-- BEGIN --

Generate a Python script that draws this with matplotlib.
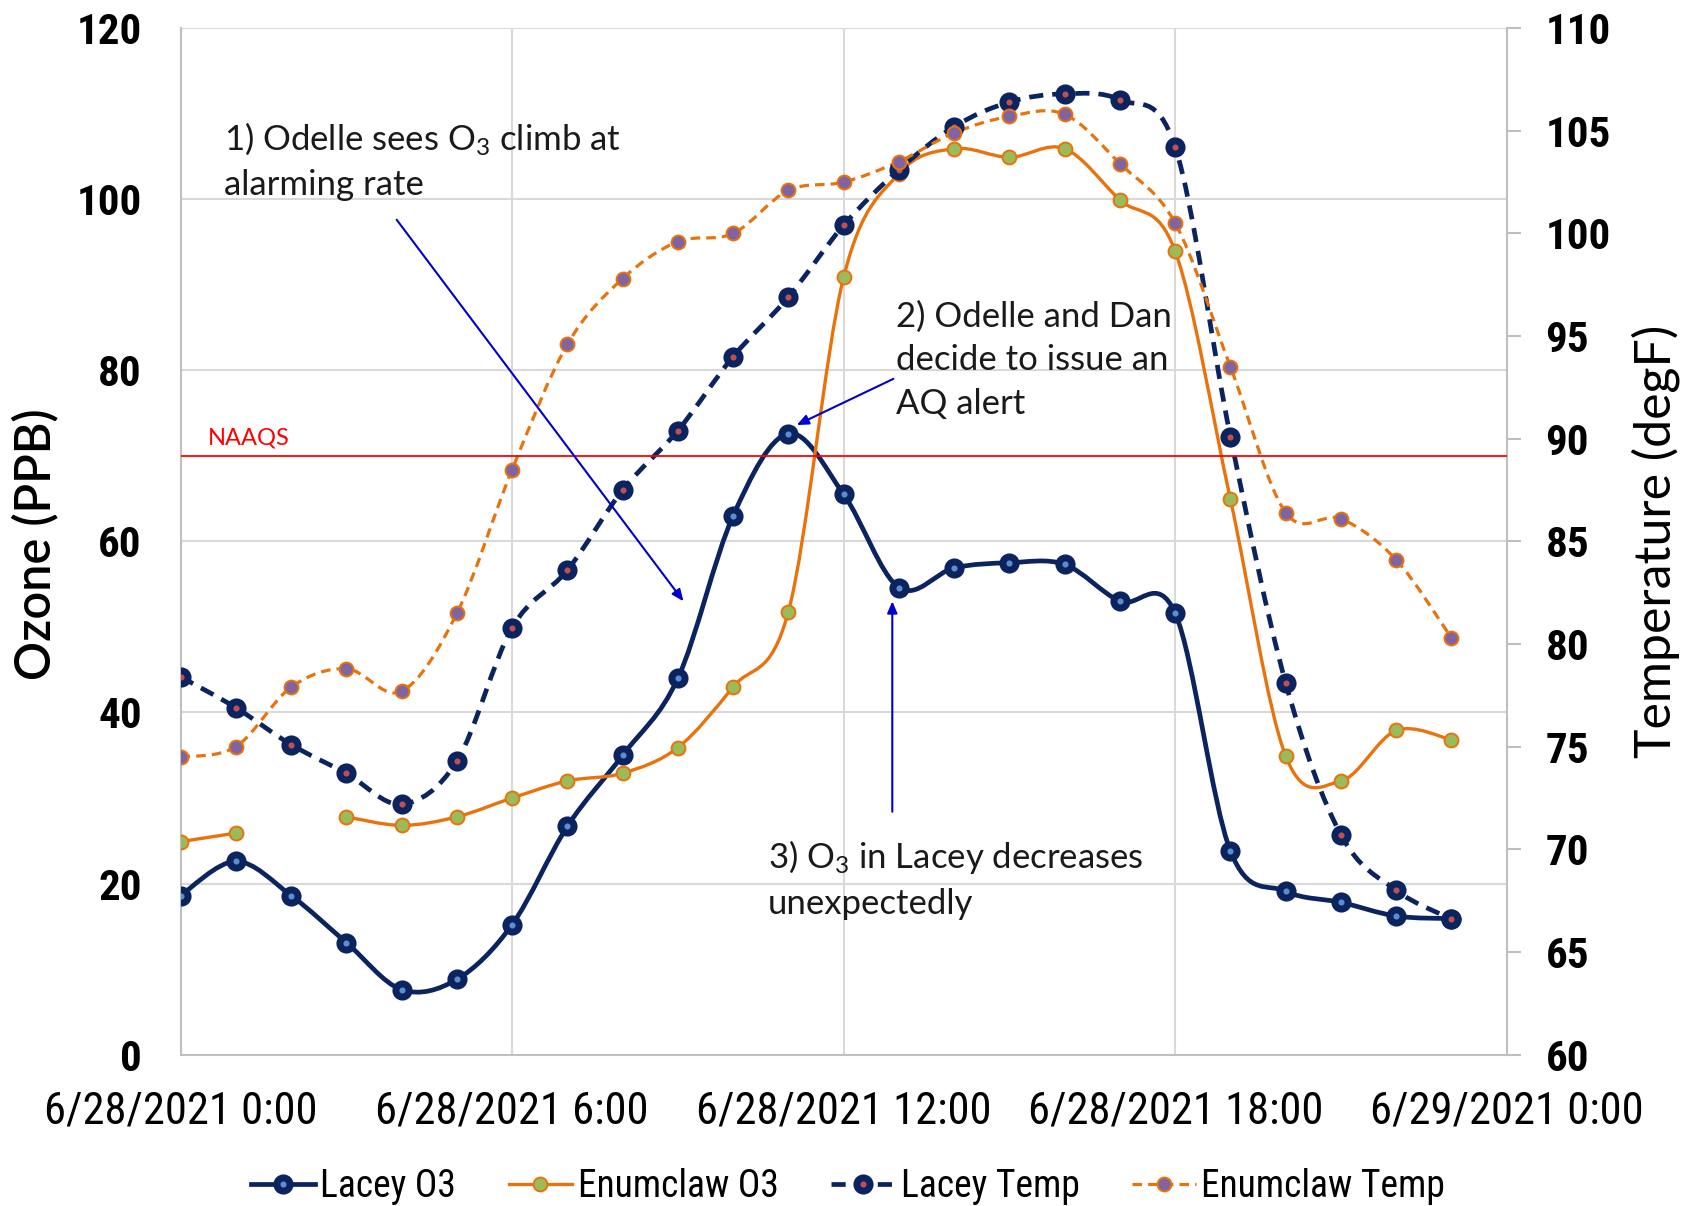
import numpy as np
import matplotlib
matplotlib.use('Agg')
from matplotlib import pyplot as plt
from matplotlib import font_manager
from matplotlib.path import Path
from matplotlib.patches import PathPatch
from matplotlib.lines import Line2D

# hourly readings, 6/28/2021 (hour of day)
hours = list(range(24))
lacey_o3 = [18.6, 22.6, 18.6, 13.1, 7.6, 8.8, 15.2, 26.7, 35.0, 44.0, 63.0, 72.6,
            65.5, 54.6, 56.9, 57.5, 57.3, 53.0, 51.6, 23.8, 19.1, 17.8, 16.2, 15.9]
enumclaw_o3 = [24.9, 25.9, np.nan, 27.8, 26.8, 27.8, 30.0, 32.0, 32.9, 35.9, 43.0, 51.8,
               90.9, 103.0, 105.9, 104.9, 105.9, 99.9, 93.9, 64.9, 34.9, 32.0, 37.9, 36.8]
lacey_temp = [78.4, 76.9, 75.1, 73.7, 72.2, 74.3, 80.8, 83.6, 87.5, 90.4, 94.0, 96.9,
              100.4, 103.1, 105.2, 106.4, 106.8, 106.5, 104.2, 90.1, 78.1, 70.7, 68.0, 66.6]
enumclaw_temp = [74.5, 75.0, 77.9, 78.8, 77.7, 81.5, 88.5, 94.6, 97.8, 99.6, 100.0, 102.1,
                 102.5, 103.5, 104.9, 105.7, 105.8, 103.4, 100.5, 93.5, 86.4, 86.1, 84.1, 80.3]
naaqs = 70

x_ticks = [0, 6, 12, 18, 24]
x_labels = ['6/28/2021 0:00', '6/28/2021 6:00', '6/28/2021 12:00',
            '6/28/2021 18:00', '6/29/2021 0:00']
o3_ticks = list(range(0, 121, 20))
temp_ticks = list(range(60, 111, 5))

NAVY = '#0B2460'
ORANGE = '#E8730C'
GREEN = '#9BBB59'
PURPLE = '#8064A2'
RED_DOT = '#C0504D'
BLUE_DOT = '#5B8FCB'
ARROW = '#0000CC'
GRID = '#D9D9D9'
SPINE = '#BFBFBF'


def pick_font(names):
    for n in names:
        try:
            font_manager.findfont(n, fallback_to_default=False)
            return n
        except ValueError:
            pass
    return 'DejaVu Sans'


NARROW = pick_font(['Liberation Sans Narrow', 'Roboto Condensed', 'Liberation Sans'])
MAIN = pick_font(['Lato', 'Open Sans'])
plt.rcParams['mathtext.fontset'] = 'custom'
plt.rcParams['mathtext.rm'] = MAIN
plt.rcParams['mathtext.it'] = MAIN + ':italic'


def smooth_paths(xs, ys):
    # excel-style smoothed line: cubic bezier through each point, split at gaps
    xs = np.asarray(xs, float)
    ys = np.asarray(ys, float)
    ok = ~np.isnan(ys)
    paths = []
    i = 0
    while i < len(xs):
        if not ok[i]:
            i += 1
            continue
        j = i
        while j < len(xs) and ok[j]:
            j += 1
        pts = np.column_stack([xs[i:j], ys[i:j]])
        n = len(pts)
        verts = [pts[0]]
        codes = [Path.MOVETO]
        for k in range(n - 1):
            p0 = pts[k - 1] if k > 0 else pts[k]
            p1 = pts[k]
            p2 = pts[k + 1]
            p3 = pts[k + 2] if k + 2 < n else pts[k + 1]
            verts += [p1 + (p2 - p0) / 6.0, p2 - (p3 - p1) / 6.0, p2]
            codes += [Path.CURVE4] * 3
        if n > 1:
            paths.append(Path(verts, codes))
        i = j
    return paths


def draw_series(ax, ys, color, lw, ls, mfc, mec, ms, mew, z):
    for p in smooth_paths(hours, ys):
        ax.add_patch(PathPatch(p, fill=False, edgecolor=color, lw=lw,
                               linestyle=ls, capstyle='butt', zorder=z))
    ax.plot(hours, ys, linestyle='none', marker='o', ms=ms, mfc=mfc, mec=mec,
            mew=mew, zorder=z + 0.5)
    return Line2D([], [], color=color, lw=lw, linestyle=ls, marker='o', ms=ms,
                  mfc=mfc, mec=mec, mew=mew)


fig = plt.figure(figsize=(16.96, 12.06), dpi=100)
ax = fig.add_axes([0.1065, 0.1255, 0.7819, 0.8512])
ax2 = ax.twinx()

h1 = draw_series(ax, lacey_o3, NAVY, 3.4, '-', BLUE_DOT, NAVY, 9.5, 5.0, 3)
h2 = draw_series(ax, enumclaw_o3, ORANGE, 2.4, '-', GREEN, ORANGE, 10, 1.4, 3)
h3 = draw_series(ax2, lacey_temp, NAVY, 3.4, (0, (3, 1.9)), RED_DOT, NAVY, 9.5, 5.0, 3)
h4 = draw_series(ax2, enumclaw_temp, ORANGE, 2.3, (0, (3, 1.9)), PURPLE, ORANGE, 10, 1.4, 3)

# NAAQS line drawn on top
ax2.add_line(Line2D([0, 1], [naaqs, naaqs], transform=ax.get_yaxis_transform(),
                    color='#FF0000', lw=1.3, zorder=6))
ax2.text(0.5, naaqs + 0.9, 'NAAQS', transform=ax.transData, color='#FF0000',
         fontsize=17, family=MAIN, ha='left', va='bottom', zorder=6)

ax.set_xlim(0, 24)
ax.set_ylim(0, 120)
ax2.set_ylim(60, 110)
ax.set_xticks(x_ticks)
ax.set_xticklabels(x_labels)
ax.set_yticks(o3_ticks)
ax2.set_yticks(temp_ticks)
ax.grid(True, color=GRID, lw=1.5)
ax.set_axisbelow(True)

for a in (ax, ax2):
    for s in a.spines.values():
        s.set_visible(False)
ax.spines['left'].set_visible(True)
ax.spines['bottom'].set_visible(True)
ax2.spines['right'].set_visible(True)
for s in (ax.spines['left'], ax.spines['bottom'], ax2.spines['right']):
    s.set_color(SPINE)
    s.set_linewidth(1.5)

ax.tick_params(axis='y', length=0, pad=28)
ax.tick_params(axis='x', length=0, pad=26)
ax2.tick_params(axis='y', length=10, width=1.5, color=SPINE, pad=18)
for lab in ax.get_yticklabels() + ax2.get_yticklabels():
    lab.set_family(NARROW)
    lab.set_fontweight('bold')
    lab.set_fontsize(31)
for lab in ax.get_xticklabels():
    lab.set_family(NARROW)
    lab.set_fontsize(32)

fig.text(0.021, 0.549, 'Ozone (PPB)', rotation=90, ha='center', va='center',
         fontsize=35, family=MAIN, fontweight='semibold')
fig.text(0.976, 0.551, 'Temperature (degF)', rotation=90, ha='center', va='center',
         fontsize=36, family=MAIN)

# annotations
note = dict(fontsize=25, family=MAIN, color='#1A1A1A',
            ha='left', va='top', linespacing=1.45, zorder=7)
arrow = dict(arrowstyle='-|>,head_length=0.7,head_width=0.3', color=ARROW, lw=1.5,
             shrinkA=0, shrinkB=0)
ax2.text(0.78, 109.2, '1) Odelle sees O$_3$ climb at\nalarming rate',
         transform=ax.transData, **note)
ax2.text(12.94, 88.2, '2) Odelle and Dan\ndecide to issue an\nAQ alert',
         transform=ax.transData, **note)
ax2.text(10.63, 25.3, '3) O$_3$ in Lacey decreases\nunexpectedly',
         transform=ax.transData, **note)
for start, end in [((3.91, 97.6), (9.10, 53.0)),
                   ((12.9, 79.0), (11.15, 73.6)),
                   ((12.88, 28.4), (12.88, 53.0))]:
    ax2.annotate('', xy=end, xytext=start, xycoords=ax.transData,
                 textcoords=ax.transData, arrowprops=arrow, zorder=7)

fig.legend([h1, h2, h3, h4], ['Lacey O3', 'Enumclaw O3', 'Lacey Temp', 'Enumclaw Temp'],
           loc='center', bbox_to_anchor=(0.5, 0.016), ncol=4, frameon=False,
           prop={'family': NARROW, 'size': 27}, handlelength=1.7, handletextpad=0.15,
           columnspacing=1.4)

fig.savefig('out.png', dpi=100)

-- END --

- Given exercise:
From the listing above, report the number of lines containing the string "matplotlib", without any accompanying remarks.

- Answer to this exercise:
8